Gute Gründe für den Einsatz von KI aus rechtlicher Sicht
Zivilverfahren sind in den letzten Jahren teuer und langwierig geworden
Automatisierungssysteme erlauben effiziente und schnelle Abwicklung von Massenverfahren - Justizgewährungsanspruch und die Gewährung effektiven Rechtsschutzes (Art. 20 III GG und Art. 19 IV GG)
Einfachere Möglichkeit der Vereinheitlichung der Rechtsprechung bei ähnlich gelagerten Fallgestaltungen
Wiederherstellung des Gleichgewichts hinsichtlich der zur Verfügung stehenden Mittel in Anwalt- und Richterschaft
Mögliche Risiken durch den Einsatz
Richterliches Entscheidungsmonopol nach Art. 92 GG muss sichergestellt werden
Entscheidung durch menschlichen Richter und nicht durch KI - Hinterfragung der Entscheidungsfindung und des Ergebnisses der KI
    Sich daraus ergebende rechtliche Fragen
  • richterliches Entscheidungsmonopol (Art. 92 GG)

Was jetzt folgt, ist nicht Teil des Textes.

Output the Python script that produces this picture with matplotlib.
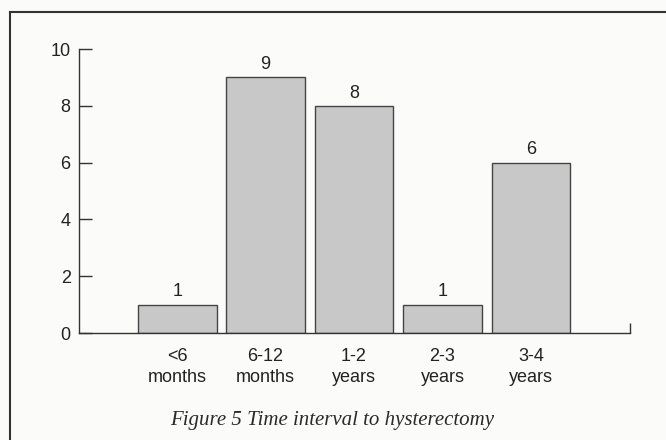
import matplotlib
matplotlib.use("Agg")
import matplotlib.pyplot as plt
from matplotlib.lines import Line2D

# Datos del grafico
categorias = ["<6\nmonths", "6-12\nmonths", "1-2\nyears", "2-3\nyears", "3-4\nyears"]
valores = [1, 9, 8, 1, 6]
titulo = "Figure 5 Time interval to hysterectomy"

plt.rcParams['font.family'] = ['Liberation Sans', 'DejaVu Sans']

fig = plt.figure(figsize=(6.66, 4.4), dpi=100, facecolor='#fbfbfa')
ax = fig.add_axes([79/666, 107/440, 551/666, 284/440])
ax.set_facecolor('none')

pos = list(range(len(valores)))
ax.bar(pos, valores, width=0.89, color='#c8c8c8', edgecolor='#444444', linewidth=1.0)
for x, v in zip(pos, valores):
    ax.annotate(str(v), (x, v), xytext=(0, 3), textcoords='offset points',
                ha='center', va='bottom', fontsize=13, color='#222222')

ax.set_xlim(-1.11, 5.12)
ax.set_ylim(0, 10)
ax.set_yticks([0, 2, 4, 6, 8, 10])
ax.tick_params(axis='y', direction='in', length=9.5, width=1.0, labelsize=13,
               pad=6, colors='#333333', labelcolor='#222222')
ax.set_xticks(pos)
ax.set_xticklabels(categorias, fontsize=13, color='#222222', linespacing=1.3)
ax.tick_params(axis='x', length=0, pad=11)
# marca al final del eje x
ax.set_xticks([5.12], minor=True)
ax.tick_params(axis='x', which='minor', direction='in', length=7, width=1.0, colors='#333333')

for s in ['top', 'right']:
    ax.spines[s].set_visible(False)
for s in ['left', 'bottom']:
    ax.spines[s].set_linewidth(1.0)
    ax.spines[s].set_color('#333333')

fig.text(332/666, 1 - 420/440, titulo, ha='center', va='center', fontsize=15,
         style='italic', family=['Liberation Serif', 'DejaVu Serif'], color='#2a2a2a')

# marco de la figura (solo arriba e izquierda)
fig.add_artist(Line2D([10/666, 1], [1 - 12/440, 1 - 12/440], transform=fig.transFigure,
                      color='#333333', linewidth=1.5))
fig.add_artist(Line2D([10/666, 10/666], [0, 1 - 12/440], transform=fig.transFigure,
                      color='#333333', linewidth=1.5))

plt.savefig('out.png', dpi=100, facecolor=fig.get_facecolor())
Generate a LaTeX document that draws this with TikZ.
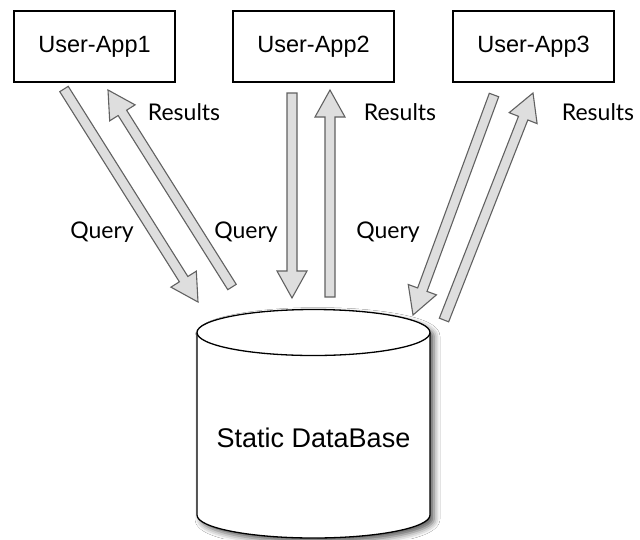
\documentclass[tikz,border=0pt]{standalone}
\usepackage{fontspec}
\setmainfont{Liberation Sans}
\newfontfamily\lblfont{Lato}
\usetikzlibrary{calc,shadows.blur}
\tikzset{
  appbox/.style={draw=black, line width=1.1pt, fill=white, minimum width=161pt,
    minimum height=71pt, inner sep=0pt, font=\fontsize{23.5}{28}\selectfont},
  lbl/.style={font=\lblfont\fontsize{23}{28}\selectfont, text=black, inner sep=0pt},
  blockarr/.style={draw=black!62, fill=black!13, line width=1.1pt, line join=miter},
  dbbody/.style={fill=white, draw=black, line width=1.3pt,
    blur shadow={shadow xshift=4pt, shadow yshift=-4pt, shadow blur radius=6pt, shadow opacity=65}},
  dbline/.style={draw=black, line width=1.3pt},
  dbtext/.style={font=\fontsize{27}{32}\selectfont, inner sep=0pt},
}
\newcommand\blockarrow[2]{%
  \coordinate (#1h) at ($(#2)!27pt!(#1)$);
  \path[blockarr] ($(#1)!5pt!90:(#2)$) -- ($(#1h)!5pt!90:(#2)$) -- ($(#1h)!15pt!90:(#2)$)
    -- (#2) -- ($(#1h)!15pt!-90:(#2)$) -- ($(#1h)!5pt!-90:(#2)$) -- ($(#1)!5pt!-90:(#2)$) -- cycle;
}
\begin{document}
\begin{tikzpicture}[x=1pt,y=-1pt]
\useasboundingbox[fill=white] (0,0) rectangle (640,539);
% database cylinder
\path[dbbody] (197,332.5) -- (197,515)
  arc[start angle=180,end angle=360,x radius=116.5pt,y radius=23pt]
  -- (430,332.5)
  arc[start angle=0,end angle=180,x radius=116.5pt,y radius=23pt] -- cycle;
\path[dbline] (197,332.5) arc[start angle=180,end angle=360,x radius=116.5pt,y radius=23pt];
\node[dbtext] (db) at (313.5,438) {Static DataBase};
% application boxes
\node[appbox] (app1) at (94.5,46.5) {User-App1};
\node[appbox] (app2) at (313.5,46.5) {User-App2};
\node[appbox] (app3) at (533.5,46.5) {User-App3};
% arrow end points
\coordinate (q1s) at (64,89);   \coordinate (q1e) at (198,302);
\coordinate (r1s) at (232,287); \coordinate (r1e) at (108,90);
\coordinate (q2s) at (292,93);  \coordinate (q2e) at (292,298);
\coordinate (r2s) at (330,297); \coordinate (r2e) at (330,90);
\coordinate (q3s) at (494,95);  \coordinate (q3e) at (413,315);
\coordinate (r3s) at (444,320); \coordinate (r3e) at (533,93);
\blockarrow{q1s}{q1e}
\blockarrow{r1s}{r1e}
\blockarrow{q2s}{q2e}
\blockarrow{r2s}{r2e}
\blockarrow{q3s}{q3e}
\blockarrow{r3s}{r3e}
% labels
\node[lbl] (lr1) at (184,112) {Results};
\node[lbl] (lq1) at (102,232) {Query};
\node[lbl] (lq2) at (246,232) {Query};
\node[lbl] (lr2) at (400,112) {Results};
\node[lbl] (lq3) at (388,232) {Query};
\node[lbl] (lr3) at (598,112) {Results};
\end{tikzpicture}
\end{document}
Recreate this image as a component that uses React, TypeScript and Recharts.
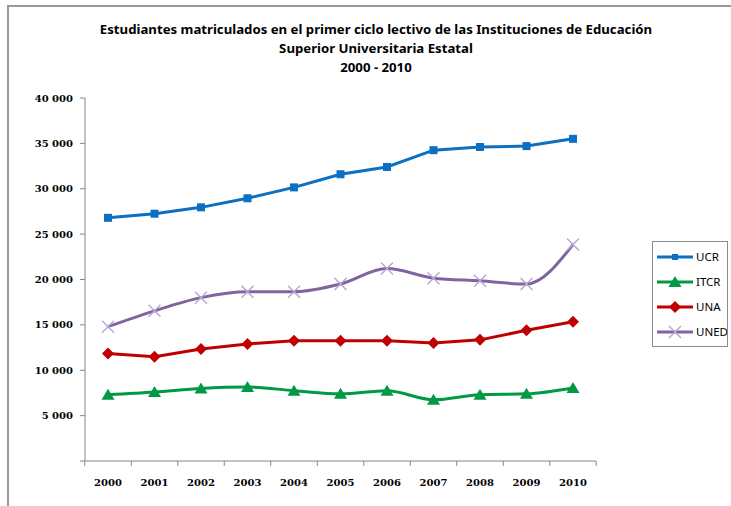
import React from "react";
import { LineChart, Line, XAxis, YAxis } from "recharts";

const years = ["2000", "2001", "2002", "2003", "2004", "2005", "2006", "2007", "2008", "2009", "2010"];
const ucr = [26800, 27250, 27950, 28950, 30150, 31600, 32400, 34250, 34600, 34700, 35500];
const itcr = [7300, 7600, 8000, 8150, 7750, 7400, 7750, 6750, 7300, 7400, 8050];
const una = [11850, 11500, 12350, 12900, 13250, 13250, 13250, 13000, 13350, 14400, 15350];
const uned = [14800, 16550, 18000, 18650, 18650, 19500, 21200, 20150, 19850, 19500, 23850];
const yTicks = [0, 5000, 10000, 15000, 20000, 25000, 30000, 35000, 40000];

const data = years.map((y, i) => ({
  year: y,
  UCR: ucr[i],
  ITCR: itcr[i],
  UNA: una[i],
  UNED: uned[i],
}));

const BLUE = "#0b6fc2";
const GREEN = "#009a47";
const RED = "#c00000";
const PURPLE = "#8064a2";
const LIGHT_PURPLE = "#b7a6d3";
const AXIS = "#868686";
const TICK_FONT = { fontFamily: "DejaVu Serif", fontWeight: 700, fontSize: 10, fill: "#000" };

const Square = ({ cx, cy, size = 8 }: any) => (
  <rect x={cx - size / 2} y={cy - size / 2} width={size} height={size} fill={BLUE} />
);
const Triangle = ({ cx, cy }: any) => (
  <polygon points={`${cx},${cy - 6} ${cx - 6.5},${cy + 5} ${cx + 6.5},${cy + 5}`} fill={GREEN} />
);
const Diamond = ({ cx, cy }: any) => (
  <polygon points={`${cx},${cy - 6} ${cx + 6},${cy} ${cx},${cy + 6} ${cx - 6},${cy}`} fill={RED} />
);
const Cross = ({ cx, cy }: any) => (
  <g stroke={LIGHT_PURPLE} strokeWidth={1.4}>
    <line x1={cx - 6} y1={cy - 6} x2={cx + 6} y2={cy + 6} />
    <line x1={cx - 6} y1={cy + 6} x2={cx + 6} y2={cy - 6} />
  </g>
);

const series = [
  { key: "UCR", color: BLUE, Marker: Square, type: "linear" },
  { key: "ITCR", color: GREEN, Marker: Triangle, type: "monotone" },
  { key: "UNA", color: RED, Marker: Diamond, type: "linear" },
  { key: "UNED", color: PURPLE, Marker: Cross, type: "monotone" },
];

// ticks between categories, like the spreadsheet
const XTick = (props: any) => {
  const { x, y, payload, index, visibleTicksCount } = props;
  const band = 511 / years.length;
  const last = index === (visibleTicksCount ?? years.length) - 1;
  return (
    <g>
      <line x1={x - band / 2} y1={y} x2={x - band / 2} y2={y + 5} stroke={AXIS} />
      {last && <line x1={x + band / 2} y1={y} x2={x + band / 2} y2={y + 5} stroke={AXIS} />}
      <text x={x} y={y + 18} dy="0.71em" textAnchor="middle" {...TICK_FONT}>
        {payload.value}
      </text>
    </g>
  );
};

const fmt = (v: number) => (v === 0 ? "" : v.toString().replace(/\B(?=(\d{3})+(?!\d))/g, " "));

const LegendBox = () => (
  <div
    style={{
      position: "absolute",
      left: 652,
      top: 241,
      width: 76,
      height: 106,
      border: "1px solid #8a8a8a",
      boxSizing: "border-box",
      background: "#fff",
    }}
  >
    <svg width={74} height={104} style={{ display: "block" }}>
      {series.map((s, i) => {
        const cy = 15 + i * 25;
        const M = s.Marker;
        return (
          <g key={s.key}>
            <line x1={4} y1={cy} x2={40} y2={cy} stroke={s.color} strokeWidth={3} />
            <M cx={22} cy={cy} size={6} />
            <text x={43} y={cy + 4} fontFamily="Noto Sans" fontSize={11.5} fill="#000">
              {s.key}
            </text>
          </g>
        );
      })}
    </svg>
  </div>
);

export default function App() {
  return (
    <div style={{ position: "absolute", left: 0, top: 0, width: 731, height: 506, background: "#fff", overflow: "hidden" }}>
      <div
        style={{
          position: "absolute",
          left: 7,
          top: 5,
          width: 800,
          height: 600,
          border: "2px solid #999",
        }}
      />
      <div
        style={{
          position: "absolute",
          left: 0,
          top: 20,
          width: 752,
          textAlign: "center",
          fontFamily: "Noto Sans",
          fontWeight: 700,
          fontSize: 13.2,
          lineHeight: "19px",
          color: "#000",
        }}
      >
        <div>Estudiantes matriculados en el primer ciclo lectivo de las Instituciones de Educación</div>
        <div>Superior Universitaria Estatal</div>
        <div>2000 - 2010</div>
      </div>
      <div style={{ position: "absolute", left: 0, top: 0 }}>
        <LineChart width={731} height={506} data={data} margin={{ top: 98, right: 135, bottom: 0, left: 0 }}>
          <XAxis
            dataKey="year"
            stroke={AXIS}
            tickLine={false}
            tick={<XTick />}
            tickSize={0}
            tickMargin={0}
            height={45}
            interval={0}
            padding={{ left: 23, right: 23 }}
          />
          <YAxis
            domain={[0, 40000]}
            ticks={yTicks}
            tickFormatter={fmt}
            stroke={AXIS}
            tickSize={5}
            tickMargin={7}
            width={85}
            tick={TICK_FONT}
            interval={0}
          />
          {series.map((s) => (
            <Line
              key={s.key}
              type={s.type as any}
              dataKey={s.key}
              stroke={s.color}
              strokeWidth={3}
              isAnimationActive={false}
              dot={(p: any) => <s.Marker key={`${s.key}-${p.index}`} cx={p.cx} cy={p.cy} />}
              activeDot={false}
            />
          ))}
        </LineChart>
      </div>
      <LegendBox />
    </div>
  );
}
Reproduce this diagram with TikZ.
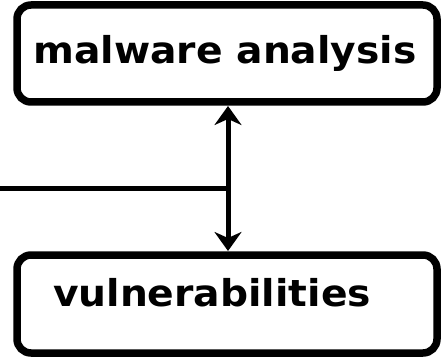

  • die richterliche Unabhängigkeit, Art. 97 I GG, §§ 25 ff. DRiG
  • das Recht auf den gesetzlichen Richter, Art. 101 I 2 GG
  • das Recht auf rechtliches Gehör, Art. 103 I GG
  • das Rechtstaatsprinzip, Art. 20 III GG, und die Anforderungen an die Begründung und Begründbarkeit von gerichtlichen Entscheidungen
  • den Grundsatz der Gewaltenteilung (z.B. wer stellt Trainingsdaten zur Verfügung? Wer nimmt Einfluss auf die Datenqualität?)
  • den Unmittelbarkeitsgrundsatz (formell und materiell mit Blick auf die Erfordernisse der Beweiswürdigung)
  • den Grundsatz der Mündlichkeit
  • das Gebot effektiven Rechtsschutzes, Art. 19 IV GG (kein (indirekter) Nutzungszwang, Ausschluss der Nachprüfung durch Rechtsmittelinstanz bei „Black-Box-Systemen“)
  • das verfassungsrechtliche Diskriminierungsverbot, Art. 3 I, III GG
  • das Recht auf ein faires Verfahren, Art. 2 I i.V.m. Art. 20 III GG, und den „Fair trial“-Grundsatz, Art. 6 EMRK sowie weitere Verfahrensgrundrechte
  • die Vorgaben des EU-Rechts (KI-Verordnung, DSGVO, EuGRCh)

Weitere Schritte

Aus den Ergebnissen dieser Untersuchung sollen in einem weiteren Schritt Handlungsempfehlungen abgeleitet werden, die primär technische und rechtliche Vorschläge für den Einsatz von KI-System bei der richterlichen Entscheidungsfindung präsentieren. Diese Vorschläge werden dann in einem weiteren Schritt hinsichtlich der möglichen technischen und juristischen Möglichkeiten diskutiert und in einem Whitepaper zusammengeführt.